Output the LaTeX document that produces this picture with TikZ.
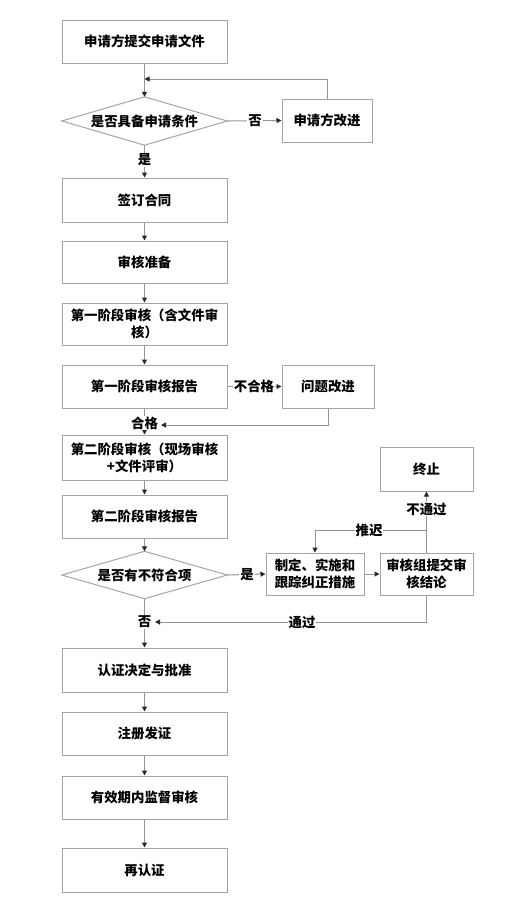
\documentclass[tikz,border=0pt]{standalone}
\usepackage{fontspec}
\setmainfont{Noto Sans CJK SC}
\usetikzlibrary{arrows.meta}
\definecolor{bordc}{RGB}{165,165,165}
\definecolor{linec}{RGB}{150,150,150}
\definecolor{tipc}{RGB}{40,40,40}
\tikzset{
  box/.style={draw=bordc, line width=1pt, minimum width=165pt, minimum height=43pt, inner sep=1pt, align=center, font=\fontsize{13.4pt}{17pt}\selectfont\bfseries},
  sbox/.style={box, minimum height=42pt},
  dia/.style={minimum width=165pt, minimum height=48pt, inner sep=0pt, font=\fontsize{13.4pt}{17pt}\selectfont\bfseries},
  diaedge/.style={draw=bordc, line width=1pt},
  arr/.style={draw=linec, line width=1pt, -{Triangle[length=5pt,width=5pt,color=tipc]}},
  lbl/.style={fill=white, inner sep=1pt, font=\fontsize{13.4pt}{17pt}\selectfont\bfseries}
}
\begin{document}
\begin{tikzpicture}[x=1pt,y=-1pt]
\useasboundingbox (0,0) rectangle (507,919);
% main column
\node[box] (b1) at (144.5,41.5) {申请方提交申请文件};
\node[dia] (d1) at (144.5,121) {是否具备申请条件};
\draw[diaedge] (d1.west) -- (d1.north) -- (d1.east) -- (d1.south) -- cycle;
\node[box, minimum width=90pt] (gai) at (327,120.5) {申请方改进};
\node[box, minimum height=44pt] (b2) at (144.5,200) {签订合同};
\node[box, minimum height=42pt] (b3) at (144.5,262) {审核准备};
\node[box, minimum height=42pt] (b4) at (144.5,324) {第一阶段审核（含文件审\\核）};
\node[box] (b5) at (144.5,386.5) {第一阶段审核报告};
\node[box, minimum width=92pt] (wt) at (328,386.5) {问题改进};
\node[box, minimum height=45pt] (b6) at (144.5,457.5) {第二阶段审核（现场审核\\+文件评审）};
\node[box] (b7) at (144.5,516.5) {第二阶段审核报告};
\node[dia, minimum height=47pt] (d2) at (144.5,575) {是否有不符合项};
\draw[diaedge] (d2.west) -- (d2.north) -- (d2.east) -- (d2.south) -- cycle;
\node[sbox, minimum width=98pt] (zd) at (315,574) {制定、实施和\\跟踪纠正措施};
\node[sbox, minimum width=93pt] (sh) at (426.5,574) {审核组提交审\\核结论};
\node[box, minimum width=93pt, minimum height=44pt] (zz) at (426.5,469) {终止};
\node[box, minimum height=44pt] (b8) at (144.5,670) {认证决定与批准};
\node[box] (b9) at (144.5,733.5) {注册发证};
\node[box] (b10) at (144.5,797.5) {有效期内监督审核};
\node[box, minimum height=44pt] (b11) at (144.5,870) {再认证};
% connectors
\coordinate (fb1) at (144.5,79);
\draw[arr] (b1.south) -- (d1.north);
\draw[arr] (gai.north) |- (fb1);
\draw[arr] (d1.east) -- (gai.west);
\node[lbl] (lno1) at (255,121) {否};
\draw[arr] (d1.south) -- (b2.north);
\node[lbl] (lyes1) at (144.5,160) {是};
\draw[arr] (b2.south) -- (b3.north);
\draw[arr] (b3.south) -- (b4.north);
\draw[arr] (b4.south) -- (b5.north);
\draw[arr] (b5.east) -- (wt.west);
\node[lbl] (lbhg) at (254,386.5) {不合格};
\draw[arr] (b5.south) -- (b6.north);
\coordinate (fb2) at (161,425);
\draw[arr] (wt.south) |- (fb2);
\node[lbl] (lhg) at (144.5,423) {合格};
\draw[arr] (b6.south) -- (b7.north);
\draw[arr] (b7.south) -- (d2.north);
\draw[arr] (d2.east) -- (zd.west);
\node[lbl] (lyes2) at (247,575) {是};
\draw[arr] (zd.east) -- (sh.west);
\draw[arr] (sh.north) -- (zz.south);
\node[lbl] (lbtg) at (426.5,509) {不通过};
\coordinate (tp) at (426.5,530);
\draw[arr] (tp) -| (zd.north);
\node[lbl] (ltc) at (369,530) {推迟};
\coordinate (fb3) at (155,622);
\draw[arr] (sh.south) |- (fb3);
\node[lbl] (ltg) at (302,622) {通过};
\draw[arr] (d2.south) -- (b8.north);
\node[lbl] (lno2) at (144.5,622) {否};
\draw[arr] (b8.south) -- (b9.north);
\draw[arr] (b9.south) -- (b10.north);
\draw[arr] (b10.south) -- (b11.north);
\end{tikzpicture}
\end{document}
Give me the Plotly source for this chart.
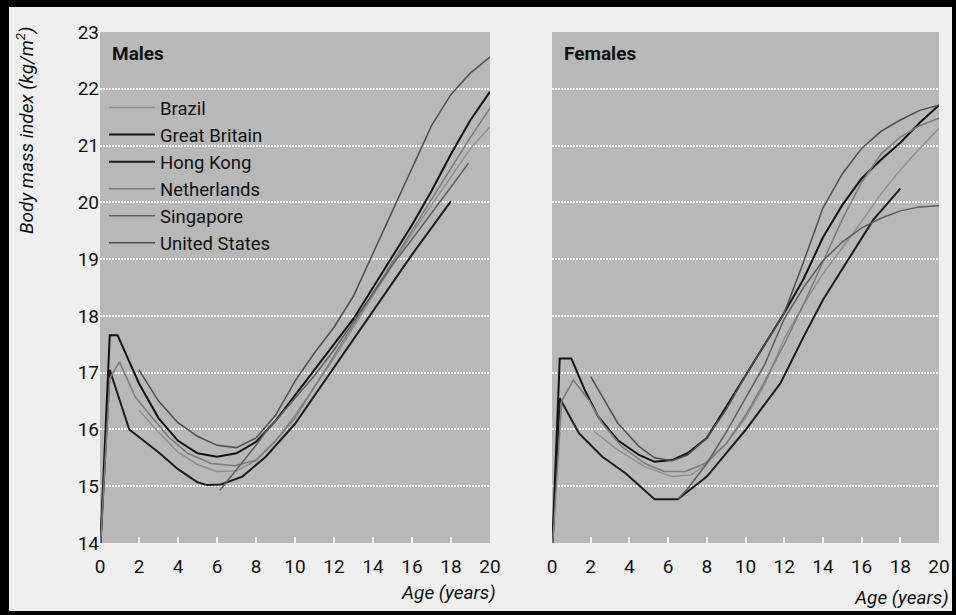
import plotly.graph_objects as go

# ---------------- data ----------------
countries = ["Brazil", "Great Britain", "Hong Kong", "Netherlands", "Singapore", "United States"]

# Males
m_brazil_age = [2, 3, 4, 5, 6, 7, 8, 9, 10, 11, 12, 13, 14, 15, 16, 17, 18, 19, 20]
m_brazil_bmi = [16.34, 15.95, 15.6, 15.38, 15.26, 15.27, 15.45, 15.8, 16.25, 16.75, 17.25, 17.8, 18.35, 18.9, 19.45, 19.95, 20.45, 20.95, 21.33]
m_gb_age = [0, 0.5, 0.9, 2, 3, 4, 5, 6, 7, 8, 9, 10, 11, 12, 13, 14, 15, 16, 17, 18, 19, 20]
m_gb_bmi = [13.8, 17.66, 17.66, 16.81, 16.2, 15.8, 15.58, 15.52, 15.58, 15.78, 16.15, 16.6, 17.05, 17.5, 17.95, 18.5, 19.05, 19.6, 20.2, 20.85, 21.45, 21.95]
m_hk_age = [0, 0.5, 1.5, 3, 4, 5, 5.5, 6.2, 7.3, 8.5, 10, 11, 12, 13, 14, 15, 16, 17, 18]
m_hk_bmi = [13.8, 17.05, 16.0, 15.6, 15.3, 15.07, 15.02, 15.03, 15.17, 15.52, 16.1, 16.6, 17.1, 17.6, 18.1, 18.6, 19.08, 19.55, 20.02]
m_nl_age = [0, 0.5, 1, 1.8, 2.5, 3.5, 4.5, 5.7, 6.9, 8, 9, 10, 11, 12, 13, 14, 15, 16, 17, 18, 19, 20]
m_nl_bmi = [13.8, 16.9, 17.19, 16.58, 16.28, 15.87, 15.58, 15.4, 15.36, 15.46, 15.8, 16.2, 16.75, 17.3, 17.85, 18.4, 18.95, 19.5, 20.05, 20.6, 21.15, 21.66]
m_sg_age = [6.15, 7, 8, 8.5, 9, 10, 11, 12, 13, 14, 15, 16, 17, 18, 18.9]
m_sg_bmi = [14.93, 15.3, 15.72, 15.96, 16.15, 16.55, 16.95, 17.4, 17.9, 18.4, 18.9, 19.35, 19.82, 20.27, 20.69]
m_us_age = [2, 3, 4, 5, 6, 7, 8, 9, 10, 11, 12, 13, 14, 15, 16, 17, 18, 19, 20]
m_us_bmi = [17.05, 16.5, 16.12, 15.88, 15.72, 15.68, 15.85, 16.25, 16.85, 17.35, 17.8, 18.35, 19.1, 19.85, 20.6, 21.35, 21.9, 22.28, 22.56]

# Females
f_brazil_age = [2.2, 3.4, 4.8, 6.2, 7.2, 8, 9, 10, 11, 12, 13, 14, 15, 16, 17, 18, 19, 20]
f_brazil_bmi = [15.96, 15.64, 15.34, 15.17, 15.2, 15.4, 15.75, 16.2, 16.8, 17.6, 18.2, 18.74, 19.2, 19.66, 20.15, 20.57, 20.95, 21.3]
f_gb_age = [0, 0.4, 1.0, 1.7, 2.4, 3.4, 4.5, 5.3, 6.2, 7, 8, 9, 10, 11, 12, 13, 14, 15, 16, 17, 18, 19, 20]
f_gb_bmi = [13.8, 17.25, 17.25, 16.69, 16.22, 15.81, 15.55, 15.43, 15.46, 15.58, 15.85, 16.4, 16.95, 17.5, 18.05, 18.65, 19.38, 19.95, 20.42, 20.75, 21.05, 21.4, 21.71]
f_hk_age = [0, 0.4, 1.4, 2.6, 3.8, 4.6, 5.3, 6.5, 8, 10, 11.8, 13, 14, 15.4, 16.6, 18]
f_hk_bmi = [13.8, 16.55, 15.93, 15.52, 15.23, 14.99, 14.77, 14.77, 15.17, 15.99, 16.81, 17.63, 18.28, 19.04, 19.69, 20.24]
f_nl_age = [0, 0.5, 1.1, 1.9, 2.6, 3.6, 4.8, 5.8, 6.9, 7.9, 9, 10, 11, 12, 13, 14, 15, 16, 17, 18, 19, 20]
f_nl_bmi = [13.8, 16.5, 16.87, 16.52, 16.11, 15.7, 15.4, 15.26, 15.26, 15.4, 15.75, 16.25, 16.85, 17.5, 18.2, 18.95, 19.7, 20.35, 20.85, 21.15, 21.35, 21.48]
f_sg_age = [6.5, 7, 8, 9, 10, 11, 12, 13, 14, 15, 16, 17, 18, 19, 20]
f_sg_bmi = [14.77, 14.95, 15.4, 15.95, 16.55, 17.15, 17.95, 18.5, 18.97, 19.3, 19.55, 19.72, 19.85, 19.92, 19.94]
f_us_age = [2, 2.6, 3.4, 4.5, 5.3, 6.2, 7, 8, 9, 10, 11, 12, 13, 14, 15, 16, 17, 18, 19, 20]
f_us_bmi = [16.93, 16.58, 16.11, 15.7, 15.5, 15.45, 15.55, 15.85, 16.35, 16.95, 17.5, 18.05, 18.95, 19.9, 20.5, 20.95, 21.25, 21.45, 21.62, 21.71]

x_ticks = [0, 2, 4, 6, 8, 10, 12, 14, 16, 18, 20]
y_ticks = [14, 15, 16, 17, 18, 19, 20, 21, 22, 23]

# ---------------- styling ----------------
colors = {"Brazil": "#8e8e8e", "Great Britain": "#111111", "Hong Kong": "#1c1c1c",
          "Netherlands": "#7b7b7b", "Singapore": "#5e5e5e", "United States": "#4f4f4f"}
widths = {"Brazil": 1.4, "Great Britain": 2.0, "Hong Kong": 2.0,
          "Netherlands": 1.5, "Singapore": 1.5, "United States": 1.5}

FONT = "Roboto, Liberation Sans, sans-serif"
W, H = 956, 615
ML, MR, MT, MB = 100, 17, 32, 72
PW, PH = W - ML - MR, H - MT - MB


def px(xp):
    return (xp - ML) / PW


def py(yp):
    return (H - MB - yp) / PH


males = {"Brazil": (m_brazil_age, m_brazil_bmi), "Great Britain": (m_gb_age, m_gb_bmi),
         "Hong Kong": (m_hk_age, m_hk_bmi), "Netherlands": (m_nl_age, m_nl_bmi),
         "Singapore": (m_sg_age, m_sg_bmi), "United States": (m_us_age, m_us_bmi)}
females = {"Brazil": (f_brazil_age, f_brazil_bmi), "Great Britain": (f_gb_age, f_gb_bmi),
           "Hong Kong": (f_hk_age, f_hk_bmi), "Netherlands": (f_nl_age, f_nl_bmi),
           "Singapore": (f_sg_age, f_sg_bmi), "United States": (f_us_age, f_us_bmi)}

fig = go.Figure()
for c in countries:
    a, b = males[c]
    fig.add_trace(go.Scatter(x=a, y=b, mode="lines", name=c, legendgroup=c,
                             line=dict(color=colors[c], width=widths[c]),
                             xaxis="x", yaxis="y"))
for c in countries:
    a, b = females[c]
    fig.add_trace(go.Scatter(x=a, y=b, mode="lines", name=c, legendgroup=c, showlegend=False,
                             line=dict(color=colors[c], width=widths[c]),
                             xaxis="x2", yaxis="y2"))

xcommon = dict(range=[0, 20], tickvals=x_ticks, ticks="inside", ticklen=6, tickwidth=2,
               tickcolor="#f4f4f4", showgrid=False, zeroline=False, showline=False,
               ticklabelstandoff=10, automargin=False,
               tickfont=dict(family=FONT, size=19, color="#111"))
ycommon = dict(range=[14, 23], tickvals=y_ticks, showgrid=True, gridcolor="#f6f6f6",
               gridwidth=2, griddash="2px,1px", zeroline=False, showline=False, ticks="",
               automargin=False,
               tickfont=dict(family=FONT, size=19, color="#111"))

fig.update_layout(
    width=W, height=H,
    margin=dict(l=ML, r=MR, t=MT, b=MB, autoexpand=False),
    paper_bgcolor="#efefef", plot_bgcolor="#b8b8b8",
    xaxis=dict(domain=[0, px(490)], anchor="y", **xcommon),
    xaxis2=dict(domain=[px(552), 1], anchor="y2", **xcommon),
    yaxis=dict(anchor="x", **ycommon),
    yaxis2=dict(anchor="x2", showticklabels=False,
                **{k: v for k, v in ycommon.items() if k != "tickfont"}),
    showlegend=True,
    legend=dict(x=px(104), y=py(89), xanchor="left", yanchor="top",
                bgcolor="rgba(0,0,0,0)", font=dict(family=FONT, size=18.5, color="#111"),
                tracegroupgap=0, itemwidth=46),
    font=dict(family=FONT, color="#111"),
)

annots = [
    dict(text="<b>Males</b>", x=px(110), y=py(53), xanchor="left", yanchor="middle", size=19),
    dict(text="<b>Females</b>", x=px(562), y=py(53), xanchor="left", yanchor="middle", size=19),
    dict(text="<i>Age (years)</i>", x=px(498), y=py(592), xanchor="right", yanchor="middle", size=19),
    dict(text="<i>Age (years)</i>", x=px(951), y=py(597), xanchor="right", yanchor="middle", size=19),
]
for an in annots:
    fig.add_annotation(text=an["text"], x=an["x"], y=an["y"], xref="paper", yref="paper",
                       xanchor=an["xanchor"], yanchor=an["yanchor"], showarrow=False,
                       font=dict(family=FONT, size=an["size"], color="#111"))
fig.add_annotation(text="<i>Body mass index (kg/m<sup>2</sup>)</i>", x=px(25), y=py(130),
                   xref="paper", yref="paper", textangle=-90, showarrow=False,
                   xanchor="center", yanchor="middle",
                   font=dict(family=FONT, size=19, color="#111"))

# black frame around the figure
for (x0, y0, x1, y1) in [(0, 0, W, 7), (0, 0, 9, H), (W - 4, 0, W, H), (0, H - 4, W, H)]:
    fig.add_shape(type="rect", xref="paper", yref="paper", x0=px(x0), x1=px(x1),
                  y0=py(y1), y1=py(y0), fillcolor="#000", line=dict(width=0), layer="above")

fig.write_html("out.html", config={"displayModeBar": False},
               post_script="document.body.style.margin='0px';document.body.style.overflow='hidden';")
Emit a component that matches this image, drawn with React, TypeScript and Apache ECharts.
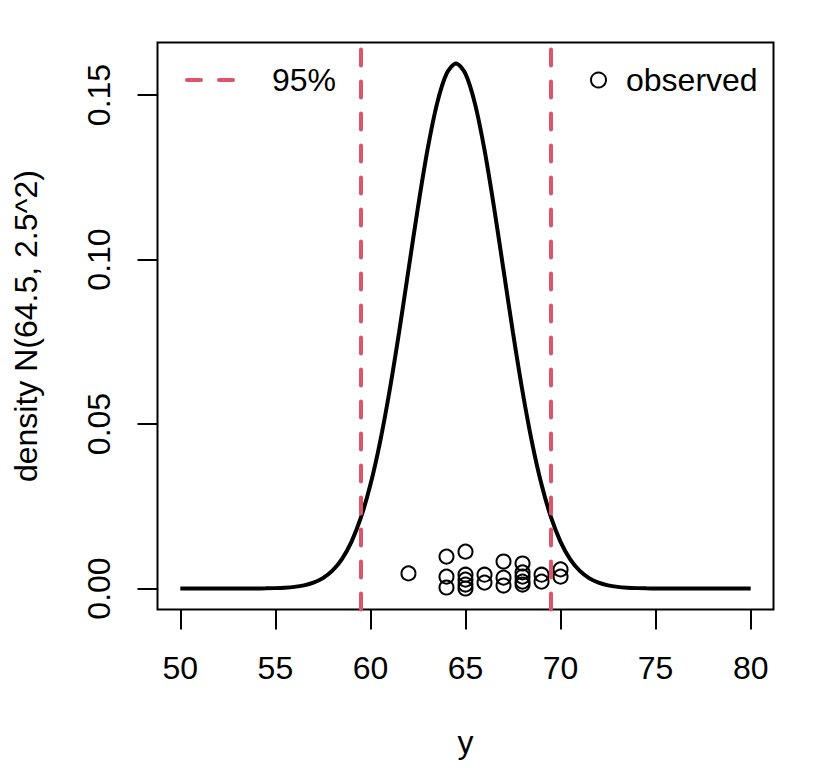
import React, { useEffect, useRef } from "react";
import * as echarts from "echarts";

const densityX = [
  50, 50.5, 51, 51.5, 52, 52.5, 53, 53.5, 54, 54.5, 55, 55.5, 56, 56.5, 57, 57.5, 58, 58.5, 59, 59.5,
  60, 60.5, 61, 61.5, 62, 62.5, 63, 63.5, 64, 64.5, 65, 65.5, 66, 66.5, 67, 67.5, 68, 68.5, 69, 69.5,
  70, 70.5, 71, 71.5, 72, 72.5, 73, 73.5, 74, 74.5, 75, 75.5, 76, 76.5, 77, 77.5, 78, 78.5, 79, 79.5, 80,
];
const densityY = [
  0, 0, 0, 0, 0.0000006, 0.0000016, 0.0000041, 0.00001, 0.0000235, 0.0000535,
  0.000117, 0.000245, 0.000493, 0.000954, 0.001773, 0.003166, 0.005433, 0.008958, 0.01419, 0.021596,
  0.03158, 0.044368, 0.059891, 0.077675, 0.096791, 0.115877, 0.13329, 0.147308, 0.156417, 0.159577,
  0.156417, 0.147308, 0.13329, 0.115877, 0.096791, 0.077675, 0.059891, 0.044368, 0.03158, 0.021596,
  0.01419, 0.008958, 0.005433, 0.003166, 0.001773, 0.000954, 0.000493, 0.000245, 0.000117, 0.0000535,
  0.0000235, 0.00001, 0.0000041, 0.0000016, 0.0000006, 0, 0, 0, 0, 0, 0,
];

const obsX = [62, 64, 64, 64, 65, 65, 65, 65, 65, 66, 66, 67, 67, 67, 68, 68, 68, 68, 68, 69, 69, 70, 70];
const obsY = [
  0.0046, 0.0097, 0.0036, 0.0003, 0.0112, 0.0042, 0.0027, 0.0012, 0.0, 0.0042, 0.0018, 0.0082,
  0.0033, 0.0009, 0.0076, 0.0049, 0.0036, 0.0021, 0.0012, 0.0042, 0.0021, 0.0058, 0.0036,
];

const intervalBounds = [59.5, 69.5];
const xTicks = [50, 55, 60, 65, 70, 75, 80];
const yTicks = [0, 0.05, 0.1, 0.15];
const yTickLabels = ["0.00", "0.05", "0.10", "0.15"];

const FONT = "'Liberation Sans', Arial, Helvetica, sans-serif";
const RED = "#DF536B";
const DASH_ICON =
  "path://M2,0 H16 A2,2 0 0 1 16,4 H2 A2,2 0 0 1 2,0 Z M34,0 H48 A2,2 0 0 1 48,4 H34 A2,2 0 0 1 34,0 Z";

export default function App() {
  const ref = useRef<HTMLDivElement>(null);
  useEffect(() => {
    document.body.style.margin = "0";
    if (!ref.current) return;
    const chart = echarts.init(ref.current, null, { renderer: "svg" });
    const densityData = densityX.map((x, i) => [x, densityY[i]]);
    const obsData = obsX.map((x, i) => [x, obsY[i]]);
    chart.setOption({
      animation: false,
      backgroundColor: "#fff",
      textStyle: { fontFamily: FONT, color: "#000" },
      grid: {
        left: 157.5,
        top: 42.5,
        width: 616,
        height: 567,
        show: true,
        borderColor: "#000",
        borderWidth: 2,
        backgroundColor: "transparent",
      },
      legend: [
        {
          data: [{ name: "95%", icon: DASH_ICON, itemStyle: { color: RED } }],
          left: 185,
          top: 64,
          padding: 0,
          itemWidth: 50,
          itemHeight: 4.5,
          selectedMode: false,
          textStyle: { fontFamily: FONT, fontSize: 32, color: "#000", padding: [0, 0, 0, 32] },
        },
        {
          data: ["observed"],
          left: 590,
          top: 64,
          padding: 0,
          itemWidth: 15,
          itemHeight: 15,
          selectedMode: false,
          textStyle: { fontFamily: FONT, fontSize: 32, color: "#000", padding: [0, 0, 0, 15] },
        },
      ],
      xAxis: {
        type: "value",
        min: 48.8,
        max: 81.2,
        name: "y",
        nameLocation: "middle",
        nameGap: 116,
        nameTextStyle: { fontFamily: FONT, fontSize: 32, color: "#000" },
        splitLine: { show: false },
        axisLine: { show: false, onZero: false },
        axisTick: {
          show: true,
          inside: false,
          length: 20,
          customValues: xTicks,
          lineStyle: { color: "#000", width: 2 },
        },
        axisLabel: {
          show: true,
          customValues: xTicks,
          margin: 42,
          fontFamily: FONT,
          fontSize: 32,
          color: "#000",
        },
      },
      yAxis: {
        type: "value",
        min: -0.00638,
        max: 0.16596,
        name: "density N(64.5, 2.5^2)",
        nameLocation: "middle",
        nameGap: 116,
        nameRotate: 90,
        nameTextStyle: { fontFamily: FONT, fontSize: 32, color: "#000" },
        splitLine: { show: false },
        axisLine: { show: false, onZero: false },
        axisTick: {
          show: true,
          inside: false,
          length: 20,
          customValues: yTicks,
          lineStyle: { color: "#000", width: 2 },
        },
        axisLabel: {
          show: true,
          customValues: yTicks,
          rotate: 90,
          margin: 43,
          fontFamily: FONT,
          fontSize: 32,
          color: "#000",
          formatter: (v: number) => {
            const i = yTicks.findIndex((t) => Math.abs(t - v) < 1e-9);
            return i >= 0 ? yTickLabels[i] : "";
          },
        },
      },
      series: [
        {
          name: "density",
          type: "line",
          data: densityData,
          showSymbol: false,
          symbol: "none",
          smooth: 0.3,
          lineStyle: { color: "#000", width: 4 },
          z: 3,
        },
        {
          name: "95%",
          type: "line",
          data: [],
          symbol: "none",
          itemStyle: { color: RED },
          lineStyle: { color: RED, width: 4, type: [16, 16], cap: "round" },
          markLine: {
            silent: true,
            symbol: ["none", "none"],
            label: { show: false },
            lineStyle: { color: RED, width: 4, type: [16, 16], cap: "round" },
            data: intervalBounds.map((v) => ({ xAxis: v })),
          },
          z: 2,
        },
        {
          name: "observed",
          type: "scatter",
          data: obsData,
          symbol: "circle",
          symbolSize: 14,
          itemStyle: { color: "transparent", borderColor: "#000", borderWidth: 2, opacity: 1 },
          z: 4,
        },
      ],
    });
    return () => chart.dispose();
  }, []);
  return (
    <div
      ref={ref}
      style={{ width: 816, height: 768, position: "absolute", left: 0, top: 0 }}
    />
  );
}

# WHAT YOU HAVE TO DO
Give again the lines from "Emit a component" to "import * as" exactly, both of those lines included, and do not include any pictures.

# FINAL ANSWER
Emit a component that matches this image, drawn with React, TypeScript and Apache ECharts.
import React, { useEffect, useRef } from "react";
import * as echarts from "echarts";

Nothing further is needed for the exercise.